A quick design question whether I'm asking for trouble....

I have a class with self-referential sets. Call it:

 class Person {
    // @hibernate.identifier
    private Long id;

    // @hibernate.set table="parents"
    //  key=child_id value=parent_id cascade="all"
    private Set parents;

    // @hibernate.set table="parents"
    //  key=parent_id value=child_id cascade="all"
    private Set children;

    // @hiberate.set table="siblings"
    //  key=id value="sibling_id" cascade="all"
 }

I don't have problems when I do an initial population of the database via db-utils, but I'm wondering if it's maintainable since editing one object necessarily modifies other objects. Will this confuse hibernate? (I want to say "no," but for me that's still an assumption.) I know everything is fine once I reload everything from the database, but I'm not sure about the impact on a live system.
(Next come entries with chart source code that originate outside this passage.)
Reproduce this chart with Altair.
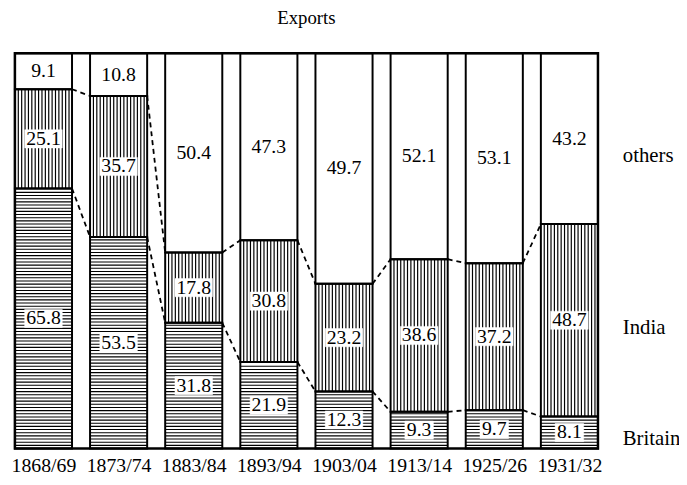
import altair as alt
import pandas as pd
import numpy as np

years = ["1868/69", "1873/74", "1883/84", "1893/94", "1903/04", "1913/14", "1925/26", "1931/32"]
britain = [65.8, 53.5, 31.8, 21.9, 12.3, 9.3, 9.7, 8.1]
india = [25.1, 35.7, 17.8, 30.8, 23.2, 38.6, 37.2, 48.7]
others = [9.1, 10.8, 50.4, 47.3, 49.7, 52.1, 53.1, 43.2]
series_names = ["Britain", "India", "others"]
side_labels = ["others", "India", "Britain"]
side_label_y = [74.0, 30.5, 2.3]

HALF = 0.38
FONT = "Liberation Serif"

rows = []
for i, yr in enumerate(years):
    vals = [britain[i], india[i], others[i]]
    tot = sum(vals)
    lo = 0.0
    for name, v in zip(series_names, vals):
        hi = lo + v / tot * 100
        lab = f"{v:.1f}"
        w = len(lab) * 0.12 + 0.02
        rows.append(dict(idx=i, year=yr, series=name, value=v, lo=lo, hi=hi,
                         mid=(lo + hi) / 2, x0=i - HALF, x1=i + HALF, label=lab,
                         bx0=i - w / 2, bx1=i + w / 2,
                         by0=(lo + hi) / 2 - 2.3, by1=(lo + hi) / 2 + 2.3))
        lo = hi
seg = pd.DataFrame(rows)

# hatching
hrows = []
for r in seg[seg.series == "Britain"].itertuples():
    for yv in np.arange(0.8, r.hi - 0.3, 0.8):
        hrows.append(dict(x0=r.x0, x1=r.x1, y=yv))
hatch_h = pd.DataFrame(hrows)

vrows = []
for r in seg[seg.series == "India"].itertuples():
    for xv in np.arange(r.x0 + 0.045, r.x1 - 0.015, 0.045):
        vrows.append(dict(x=xv, lo=r.lo, hi=r.hi))
hatch_v = pd.DataFrame(vrows)

# dashed connectors
crows = []
for s in ["Britain", "India"]:
    sub = seg[seg.series == s].reset_index(drop=True)
    for i in range(len(sub) - 1):
        crows.append(dict(x0=sub.x1[i], x1=sub.x0[i + 1], y0=sub.hi[i], y1=sub.hi[i + 1]))
conn = pd.DataFrame(crows)

side = pd.DataFrame(dict(text=side_labels, y=side_label_y, x=[7 + HALF + 0.33] * 3))

xscale = alt.Scale(domain=[-HALF, 7 + HALF], nice=False, zero=False)
yscale = alt.Scale(domain=[0, 100], nice=False, zero=False)

label_expr = "[" + ",".join(f"'{y}'" for y in years) + "][datum.value]"
xax = alt.Axis(values=list(range(len(years))), labelExpr=label_expr, title=None,
               domain=False, ticks=False, grid=False, labelFont=FONT, labelOverlap=False,
               labelFontSize=20, labelColor="black", labelPadding=7)


def X(field):
    return alt.X(field, scale=xscale, axis=xax)


def Y(field):
    return alt.Y(field, scale=yscale, axis=None)


outline = alt.Chart(seg).mark_rect(fill="white", fillOpacity=0, stroke="black", strokeWidth=2).encode(
    x=X("x0:Q"), x2="x1:Q", y=Y("lo:Q"), y2="hi:Q",
)

hh = alt.Chart(hatch_h).mark_rule(color="black", strokeWidth=1.1).encode(
    x=X("x0:Q"), x2="x1:Q", y=Y("y:Q"),
)

hv = alt.Chart(hatch_v).mark_rule(color="black", strokeWidth=1.2).encode(
    x=X("x:Q"), y=Y("lo:Q"), y2="hi:Q",
)

dashes = alt.Chart(conn).mark_rule(color="black", strokeWidth=1.8, strokeDash=[5, 4]).encode(
    x=X("x0:Q"), x2="x1:Q", y=Y("y0:Q"), y2="y1:Q",
)

boxes = alt.Chart(seg).transform_filter("datum.series != 'others'").mark_rect(
    fill="white", stroke="white", strokeWidth=0.5).encode(
    x=X("bx0:Q"), x2="bx1:Q", y=Y("by0:Q"), y2="by1:Q",
)

labels = alt.Chart(seg).mark_text(font=FONT, fontSize=20, color="black", baseline="middle").encode(
    x=X("idx:Q"), y=Y("mid:Q"), text="label:N",
)

side_text = alt.Chart(side).mark_text(font=FONT, fontSize=21, color="black", align="left",
                                      baseline="middle").encode(
    x=X("x:Q"), y=Y("y:Q"), text="text:N",
)

chart = alt.layer(outline, hh, hv, dashes, boxes, labels, side_text).properties(
    width=590, height=400,
    autosize="none",
    padding={"left": 7, "top": 43, "right": 82, "bottom": 26},
    title=alt.TitleParams("Exports", font=FONT, fontSize=19, fontWeight="normal",
                          color="black", anchor="middle", offset=25),
).configure_view(stroke="black", strokeWidth=2.5)

chart.save("out.html", embed_options={"renderer": "svg", "actions": False})
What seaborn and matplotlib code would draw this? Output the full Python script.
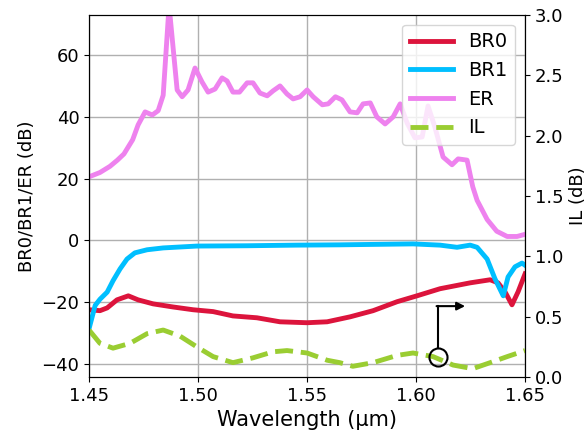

Example: I add Alice as a parent of Bob. If I now load Alice from disk, she'll have Bob as a child. But if Alice is already in memory how long until she lists Bob as a child? Should I call 'evict()' on Alice when Bob adds her as a parent, and if so what does that do to other references to her?


On a related note, the sets contain the ID of the associated objects. This isn't a problem at the persistence layer, but the external representation needs the sets to contain Persons, not Longs. Is there a conventional way of handling this, or is it just something that needs to be manually done when converting the object from internal to external representation?